— Begin Data —
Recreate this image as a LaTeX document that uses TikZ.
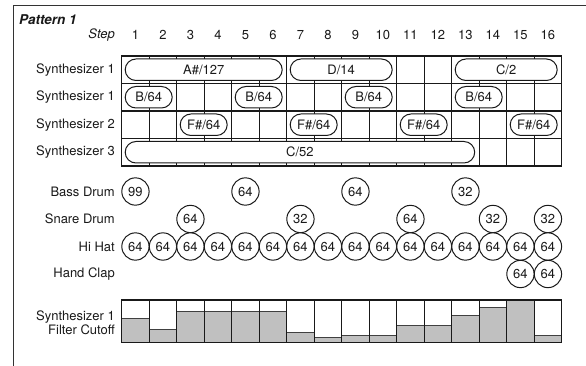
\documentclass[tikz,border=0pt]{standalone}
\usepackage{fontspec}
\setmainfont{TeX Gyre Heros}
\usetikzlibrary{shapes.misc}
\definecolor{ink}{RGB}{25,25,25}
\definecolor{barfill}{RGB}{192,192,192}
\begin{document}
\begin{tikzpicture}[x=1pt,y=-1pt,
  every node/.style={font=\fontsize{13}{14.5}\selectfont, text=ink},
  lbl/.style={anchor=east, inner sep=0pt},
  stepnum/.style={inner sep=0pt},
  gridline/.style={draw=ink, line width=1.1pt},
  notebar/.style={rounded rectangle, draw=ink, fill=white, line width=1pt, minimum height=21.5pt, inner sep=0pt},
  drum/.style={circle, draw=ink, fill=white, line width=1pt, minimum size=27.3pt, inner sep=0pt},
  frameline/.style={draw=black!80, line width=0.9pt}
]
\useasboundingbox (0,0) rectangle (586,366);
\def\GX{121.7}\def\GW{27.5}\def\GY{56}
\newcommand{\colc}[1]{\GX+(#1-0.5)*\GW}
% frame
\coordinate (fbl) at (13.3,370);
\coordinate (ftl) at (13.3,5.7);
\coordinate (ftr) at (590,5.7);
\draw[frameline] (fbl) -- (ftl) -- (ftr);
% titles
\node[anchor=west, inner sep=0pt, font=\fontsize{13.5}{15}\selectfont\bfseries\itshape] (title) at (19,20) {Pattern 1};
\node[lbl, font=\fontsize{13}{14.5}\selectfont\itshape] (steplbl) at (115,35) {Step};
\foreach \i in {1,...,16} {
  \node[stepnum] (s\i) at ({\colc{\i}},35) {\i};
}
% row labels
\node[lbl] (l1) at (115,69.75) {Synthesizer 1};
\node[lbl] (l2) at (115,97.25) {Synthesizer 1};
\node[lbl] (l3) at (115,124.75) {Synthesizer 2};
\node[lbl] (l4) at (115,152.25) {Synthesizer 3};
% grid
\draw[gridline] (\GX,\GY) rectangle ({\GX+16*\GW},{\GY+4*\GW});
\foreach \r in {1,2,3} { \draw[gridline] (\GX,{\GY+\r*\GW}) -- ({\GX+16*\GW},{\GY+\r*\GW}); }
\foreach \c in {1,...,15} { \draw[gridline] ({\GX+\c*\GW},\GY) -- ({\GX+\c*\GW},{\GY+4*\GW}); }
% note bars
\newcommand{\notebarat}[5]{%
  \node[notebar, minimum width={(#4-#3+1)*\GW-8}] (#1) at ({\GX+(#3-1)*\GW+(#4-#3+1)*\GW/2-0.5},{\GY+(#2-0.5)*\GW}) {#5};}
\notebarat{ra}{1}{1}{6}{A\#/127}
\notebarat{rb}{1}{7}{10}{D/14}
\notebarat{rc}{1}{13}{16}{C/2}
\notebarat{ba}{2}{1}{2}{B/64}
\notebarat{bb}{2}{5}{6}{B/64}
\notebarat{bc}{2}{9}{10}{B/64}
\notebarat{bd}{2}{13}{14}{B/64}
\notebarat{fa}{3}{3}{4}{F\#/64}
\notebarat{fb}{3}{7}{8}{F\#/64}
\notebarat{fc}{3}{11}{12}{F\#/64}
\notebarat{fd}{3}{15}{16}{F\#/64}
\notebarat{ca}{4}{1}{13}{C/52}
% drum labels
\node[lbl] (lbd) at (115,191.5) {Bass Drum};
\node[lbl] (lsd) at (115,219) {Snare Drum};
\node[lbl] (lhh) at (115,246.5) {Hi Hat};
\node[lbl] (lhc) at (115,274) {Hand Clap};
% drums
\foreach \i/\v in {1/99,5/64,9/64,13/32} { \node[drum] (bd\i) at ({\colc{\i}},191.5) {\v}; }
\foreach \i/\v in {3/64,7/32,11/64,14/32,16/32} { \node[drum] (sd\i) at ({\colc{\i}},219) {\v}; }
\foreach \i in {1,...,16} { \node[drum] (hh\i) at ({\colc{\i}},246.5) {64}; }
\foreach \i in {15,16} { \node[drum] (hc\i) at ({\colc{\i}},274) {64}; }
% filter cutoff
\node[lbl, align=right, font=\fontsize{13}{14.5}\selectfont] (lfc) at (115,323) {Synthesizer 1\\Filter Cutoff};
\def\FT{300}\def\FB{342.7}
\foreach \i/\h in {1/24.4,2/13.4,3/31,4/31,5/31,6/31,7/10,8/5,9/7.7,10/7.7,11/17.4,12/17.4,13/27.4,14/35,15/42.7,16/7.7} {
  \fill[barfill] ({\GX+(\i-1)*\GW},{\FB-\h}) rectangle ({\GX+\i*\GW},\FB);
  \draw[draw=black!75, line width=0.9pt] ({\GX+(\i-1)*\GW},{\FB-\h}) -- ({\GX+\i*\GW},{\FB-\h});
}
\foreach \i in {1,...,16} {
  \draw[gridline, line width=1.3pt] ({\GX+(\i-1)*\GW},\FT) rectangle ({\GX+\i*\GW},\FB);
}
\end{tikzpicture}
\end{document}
— End Data —
Task prompt ▸
Leave the images out, please, and restate each line word for word.

Expected answer ▸
Recreate this image as a LaTeX document that uses TikZ.
\documentclass[tikz,border=0pt]{standalone}
\usepackage{fontspec}
\setmainfont{TeX Gyre Heros}
\usetikzlibrary{shapes.misc}
\definecolor{ink}{RGB}{25,25,25}
\definecolor{barfill}{RGB}{192,192,192}
\begin{document}
\begin{tikzpicture}[x=1pt,y=-1pt,
  every node/.style={font=\fontsize{13}{14.5}\selectfont, text=ink},
  lbl/.style={anchor=east, inner sep=0pt},
  stepnum/.style={inner sep=0pt},
  gridline/.style={draw=ink, line width=1.1pt},
  notebar/.style={rounded rectangle, draw=ink, fill=white, line width=1pt, minimum height=21.5pt, inner sep=0pt},
  drum/.style={circle, draw=ink, fill=white, line width=1pt, minimum size=27.3pt, inner sep=0pt},
  frameline/.style={draw=black!80, line width=0.9pt}
]
\useasboundingbox (0,0) rectangle (586,366);
\def\GX{121.7}\def\GW{27.5}\def\GY{56}
\newcommand{\colc}[1]{\GX+(#1-0.5)*\GW}
% frame
\coordinate (fbl) at (13.3,370);
\coordinate (ftl) at (13.3,5.7);
\coordinate (ftr) at (590,5.7);
\draw[frameline] (fbl) -- (ftl) -- (ftr);
% titles
\node[anchor=west, inner sep=0pt, font=\fontsize{13.5}{15}\selectfont\bfseries\itshape] (title) at (19,20) {Pattern 1};
\node[lbl, font=\fontsize{13}{14.5}\selectfont\itshape] (steplbl) at (115,35) {Step};
\foreach \i in {1,...,16} {
  \node[stepnum] (s\i) at ({\colc{\i}},35) {\i};
}
% row labels
\node[lbl] (l1) at (115,69.75) {Synthesizer 1};
\node[lbl] (l2) at (115,97.25) {Synthesizer 1};
\node[lbl] (l3) at (115,124.75) {Synthesizer 2};
\node[lbl] (l4) at (115,152.25) {Synthesizer 3};
% grid
\draw[gridline] (\GX,\GY) rectangle ({\GX+16*\GW},{\GY+4*\GW});
\foreach \r in {1,2,3} { \draw[gridline] (\GX,{\GY+\r*\GW}) -- ({\GX+16*\GW},{\GY+\r*\GW}); }
\foreach \c in {1,...,15} { \draw[gridline] ({\GX+\c*\GW},\GY) -- ({\GX+\c*\GW},{\GY+4*\GW}); }
% note bars
\newcommand{\notebarat}[5]{%
  \node[notebar, minimum width={(#4-#3+1)*\GW-8}] (#1) at ({\GX+(#3-1)*\GW+(#4-#3+1)*\GW/2-0.5},{\GY+(#2-0.5)*\GW}) {#5};}
\notebarat{ra}{1}{1}{6}{A\#/127}
\notebarat{rb}{1}{7}{10}{D/14}
\notebarat{rc}{1}{13}{16}{C/2}
\notebarat{ba}{2}{1}{2}{B/64}
\notebarat{bb}{2}{5}{6}{B/64}
\notebarat{bc}{2}{9}{10}{B/64}
\notebarat{bd}{2}{13}{14}{B/64}
\notebarat{fa}{3}{3}{4}{F\#/64}
\notebarat{fb}{3}{7}{8}{F\#/64}
\notebarat{fc}{3}{11}{12}{F\#/64}
\notebarat{fd}{3}{15}{16}{F\#/64}
\notebarat{ca}{4}{1}{13}{C/52}
% drum labels
\node[lbl] (lbd) at (115,191.5) {Bass Drum};
\node[lbl] (lsd) at (115,219) {Snare Drum};
\node[lbl] (lhh) at (115,246.5) {Hi Hat};
\node[lbl] (lhc) at (115,274) {Hand Clap};
% drums
\foreach \i/\v in {1/99,5/64,9/64,13/32} { \node[drum] (bd\i) at ({\colc{\i}},191.5) {\v}; }
\foreach \i/\v in {3/64,7/32,11/64,14/32,16/32} { \node[drum] (sd\i) at ({\colc{\i}},219) {\v}; }
\foreach \i in {1,...,16} { \node[drum] (hh\i) at ({\colc{\i}},246.5) {64}; }
\foreach \i in {15,16} { \node[drum] (hc\i) at ({\colc{\i}},274) {64}; }
% filter cutoff
\node[lbl, align=right, font=\fontsize{13}{14.5}\selectfont] (lfc) at (115,323) {Synthesizer 1\\Filter Cutoff};
\def\FT{300}\def\FB{342.7}
\foreach \i/\h in {1/24.4,2/13.4,3/31,4/31,5/31,6/31,7/10,8/5,9/7.7,10/7.7,11/17.4,12/17.4,13/27.4,14/35,15/42.7,16/7.7} {
  \fill[barfill] ({\GX+(\i-1)*\GW},{\FB-\h}) rectangle ({\GX+\i*\GW},\FB);
  \draw[draw=black!75, line width=0.9pt] ({\GX+(\i-1)*\GW},{\FB-\h}) -- ({\GX+\i*\GW},{\FB-\h});
}
\foreach \i in {1,...,16} {
  \draw[gridline, line width=1.3pt] ({\GX+(\i-1)*\GW},\FT) rectangle ({\GX+\i*\GW},\FB);
}
\end{tikzpicture}
\end{document}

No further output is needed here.